Blockchain controlled trustworthy federated learning platform for smart homes

Abstract

Smart device manufacturers rely on insights from smart home (SH) data to update their devices, and similarly, service providers use it for predictive maintenance. In terms of data security and privacy, combining distributed federated learning (FL) with blockchain technology is being considered to prevent single point failure and model poising attacks. However, adding blockchain to a FL environment can worsen blockchain's scaling issues and create regular service interruptions at SH. This article presents a scalable Blockchain-based Privacy-preserving Federated Learning (BPFL) architecture for an SH ecosystem that integrates blockchain and FL. BPFL can automate SHs' services and distribute machine learning (ML) operations to update IoT manufacturer models and scale service provider services. The architecture uses a local peer as a gateway to connect SHs to the blockchain network and safeguard user data, transactions, and ML operations.
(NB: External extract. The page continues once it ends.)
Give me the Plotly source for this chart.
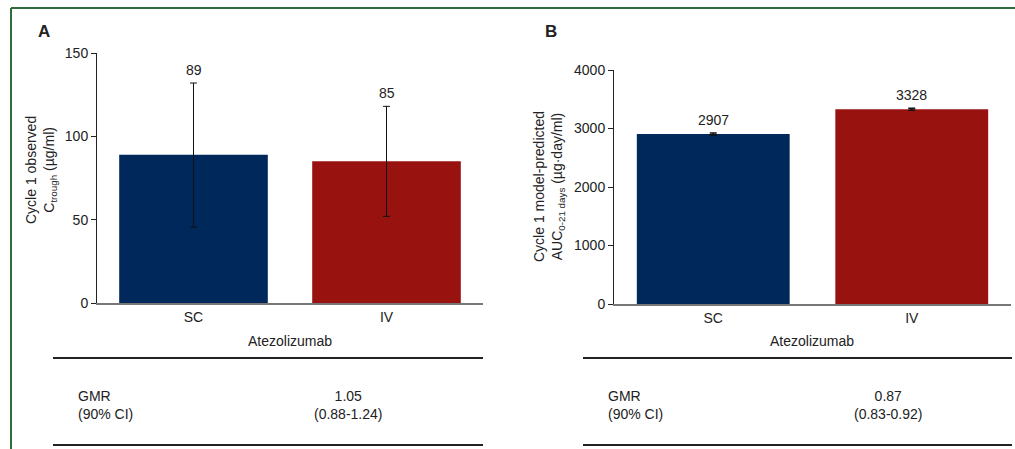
import plotly.graph_objects as go

categories = ["SC", "IV"]
# Panel A: Cycle 1 observed Ctrough (µg/ml)
ctrough_mean = [89, 85]
ctrough_upper = [132, 118]
ctrough_lower = [45.5, 52]
# Panel B: Cycle 1 model-predicted AUC0-21 days
auc_mean = [2907, 3328]
auc_upper = [2925, 3345]
auc_lower = [2890, 3312]
gmr_a = ["1.05", "(0.88-1.24)"]
gmr_b = ["0.87", "(0.83-0.92)"]
bar_colors = ["#00285a", "#981310"]

W, H = 1015, 449
def px(x):
    return x / W
def py(y):
    return 1 - y / H

FONT = "Liberation Sans, Arial, sans-serif"
TXT = "#222222"
FS = 14

fig = go.Figure()

fig.add_trace(go.Bar(
    x=categories, y=ctrough_mean, marker=dict(color=bar_colors, line=dict(width=0)),
    width=0.77,
    error_y=dict(type="data", symmetric=False,
                 array=[u - m for u, m in zip(ctrough_upper, ctrough_mean)],
                 arrayminus=[m - l for l, m in zip(ctrough_lower, ctrough_mean)],
                 color="#111111", thickness=1, width=3.5),
    xaxis="x", yaxis="y", showlegend=False, hoverinfo="skip"))

fig.add_trace(go.Bar(
    x=categories, y=auc_mean, marker=dict(color=bar_colors, line=dict(width=0)),
    width=0.77,
    error_y=dict(type="data", symmetric=False,
                 array=[u - m for u, m in zip(auc_upper, auc_mean)],
                 arrayminus=[m - l for l, m in zip(auc_lower, auc_mean)],
                 color="#111111", thickness=1.5, width=3.5),
    xaxis="x2", yaxis="y2", showlegend=False, hoverinfo="skip"))

yaxis_common = dict(showline=True, linecolor="#222222", linewidth=1, ticks="outside",
                    ticklen=5, tickcolor="#222222", showgrid=False, zeroline=False,
                    automargin=False, tickfont=dict(family=FONT, size=FS, color=TXT))
xaxis_common = dict(showline=True, linecolor="#777777", linewidth=2, ticks="",
                    showgrid=False, zeroline=False, automargin=False,
                    tickfont=dict(family=FONT, size=FS, color=TXT))

fig.update_layout(
    width=W, height=H, margin=dict(l=0, r=0, t=0, b=0, pad=0, autoexpand=False),
    paper_bgcolor="white", plot_bgcolor="white",
    font=dict(family=FONT, size=FS, color=TXT),
    xaxis=dict(domain=[px(97), px(483)], anchor="y", range=[-0.5, 1.5], **xaxis_common),
    yaxis=dict(domain=[py(303), py(53)], anchor="x", range=[0, 150],
               tickvals=[0, 50, 100, 150], **yaxis_common),
    xaxis2=dict(domain=[px(614), px(1011)], anchor="y2", range=[-0.5, 1.5], **xaxis_common),
    yaxis2=dict(domain=[py(304), py(70)], anchor="x2", range=[0, 4000],
                tickvals=[0, 1000, 2000, 3000, 4000], **yaxis_common),
)

def note(x, y, text, xanchor="center", yanchor="middle", size=FS, **kw):
    return dict(x=px(x), y=py(y), xref="paper", yref="paper", text=text, showarrow=False,
                xanchor=xanchor, yanchor=yanchor, font=dict(family=FONT, size=size, color=TXT), **kw)

ann = []
# value labels
for c, m, u in zip(categories, ctrough_mean, ctrough_upper):
    ann.append(dict(x=c, y=u, xref="x", yref="y", text=str(m), showarrow=False,
                    xanchor="center", yanchor="bottom", yshift=3,
                    font=dict(family=FONT, size=FS, color=TXT)))
for c, m, u in zip(categories, auc_mean, auc_upper):
    ann.append(dict(x=c, y=u, xref="x2", yref="y2", text=str(m), showarrow=False,
                    xanchor="center", yanchor="bottom", yshift=3,
                    font=dict(family=FONT, size=FS, color=TXT)))

# panel letters
ann.append(note(36, 32, "<b>A</b>", xanchor="left", size=17))
ann.append(note(543, 32, "<b>B</b>", xanchor="left", size=17))

# y-axis titles
ann.append(note(41, 170, "Cycle 1 observed<br>C<sub>trough</sub> (µg/ml)", textangle=-90))
ann.append(note(549, 187, "Cycle 1 model-predicted<br>AUC<sub>0-21 days</sub> (µg·day/ml)",
                textangle=-90))

# x-axis titles
ann.append(note(290, 341, "Atezolizumab"))
ann.append(note(812, 341, "Atezolizumab"))

# table text
ann.append(note(76, 405, "GMR<br>(90% CI)", xanchor="left", align="left"))
ann.append(note(348, 405, "<br>".join(gmr_a), align="center"))
ann.append(note(606, 405, "GMR<br>(90% CI)", xanchor="left", align="left"))
ann.append(note(888, 405, "<br>".join(gmr_b), align="center"))
fig.update_layout(annotations=ann)

shapes = []
for (x0, x1) in [(53, 483), (583, 1012)]:
    for yy in (358, 445):
        shapes.append(dict(type="line", xref="paper", yref="paper", x0=px(x0), x1=px(x1),
                           y0=py(yy), y1=py(yy), line=dict(color="#222222", width=2)))
# green frame
shapes.append(dict(type="line", xref="paper", yref="paper", x0=px(11), x1=1,
                   y0=py(8), y1=py(8), line=dict(color="#2f6b3c", width=2)))
shapes.append(dict(type="line", xref="paper", yref="paper", x0=px(11), x1=px(11),
                   y0=py(8), y1=0, line=dict(color="#2f6b3c", width=2)))
fig.update_layout(shapes=shapes)

post = (
    "var st=function(e){e.style.margin='0';e.style.padding='0';e.style.overflow='hidden';"
    "e.style.width='1015px';e.style.height='449px';};"
    "st(document.documentElement);st(document.body);"
    "var d=document.getElementById('{plot_id}');"
    "d.style.position='fixed';d.style.left='0px';d.style.top='0px';"
)
fig.write_html("out.html", config={"displayModeBar": False}, post_script=post)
Blockchain facilitates ecosystem access management and learning. The Stanford Cars and an IoT dataset have been used as test bed experiments, taking into account the nature of data (i.e. images and numeric). The experiments show that ledger optimisation can boost scalability by 40–60% in BCN by reducing transaction overhead by 60%. Simultaneously, it increases learning capacity by 10% compared to baseline FL techniques.